After surging from 1.6% to a peak of 2.4% early this year, the Euro zone 2018 Bloomberg consensus forecasts have started to slip in April and are now at 2.0%. Our analysis focuses on the drivers of the recent performance.

Five factors contributed to the recent weakness.

First, the Euro area has been hit by a manufacturing slump associated with environmental regulation changes. Adaptations to the recently imposed Worldwide Harmonized Light Vehicle Test Procedure (WLTP) have led to a sharp contraction in the European auto-sector. Indeed, the WLTP is the main culprit for the markedly poor Euro area growth performance in Q3, as y/y passenger car production for the quarter was down by 20% in Germany. Importantly, motor vehicle production accounts for over 10% of Germany’s total manufacturing output or 4% of the total industrial production in the Euro area.

Second, net exports have been affected by the current slowdown in global trade and lagged effects of the EUR 14% appreciation against the USD in 2017. Seasonally adjusted exports of goods and services have slowed y/y to 3.8% in Q2, against 6.3% in Q4 2017 and 3.8% in Q1 2018. Export data is still not available for Q3, but further weakening should take place as disruptions in motor vehicle exports are expected to more than offset the effect of this year’s EUR depreciation.         

Third, rising political uncertainty has been a negative influence on business and consumer sentiment, dragging on growth. The news based economic uncertainty index for Europe is up 20% year-to-date. Negative events include the budget dispute between Italy and the European Commission (EC) and US threats to impose auto tariffs against European partners. The stand-off between Brussels and Rome is particularly challenging. As Italy has proposed an expansionary fiscal plan that the EC has rejected on the basis of debt sustainability concerns, sovereign 10Y BTP Italy-German Bund spreads spiked by 200bps since May.

Fourth, supply-side constraints have been mounting in key Euro area countries as GDP growth is still above potential. Currently, the GDP growth potential for the Euro area is low around 1-1.5% per year, against 2.4% growth last year and the 2.0% expected for 2018. The slowdown in activity diminishes the GDP gap (difference between growth potential and current growth) and eases pressures on capacity constraints, wage growth and inflation.    

Fifth, the Euro area has been hit by unusual, idiosyncratic and rather temporary headwinds. These temporary factors include high levels of sick-leaves, cold winter weather conditions, and industrial strikes. Industrial strikes and adjustments to the new tax framework weighted on growth in France. An unusually virulent influenza season and high levels of sick-leaves affected Germany.

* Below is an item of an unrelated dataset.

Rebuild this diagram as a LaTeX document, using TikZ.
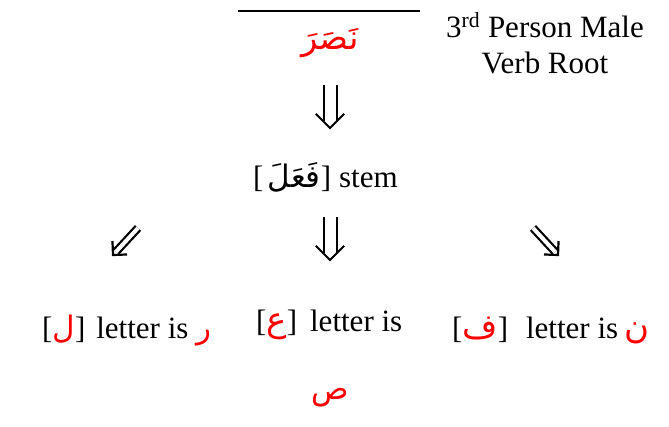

Despite all the temporary headwinds and cyclical factors affecting the performance of the Euro area, the outlook still points to a continuous recovery and above potential growth. Bloomberg consensus forecasts estimate growth at 1.7% in 2019, much above the actual GDP growth average of 0.4% per year for 2008-2016.

Private consumption is still growing strongly as household income supports solid employment gains and a robust acceleration in wage growth. Credit conditions are loose and positive for the private sector. The European Central Bank continues to provide an accommodative monetary policy and the normalization process is expected to be slow and gradual. We expect quantitative easing tapering to start in Q4 2018 and gentle rate lifts by end-2019 or early-2020. Fiscal policy should finally turn into moderately expansionary in 2019. Moreover, despite the global growth slowdown, net exports are expected to be supported by the lagged effects of the 7.4% EUR depreciation against the USD after April 2018.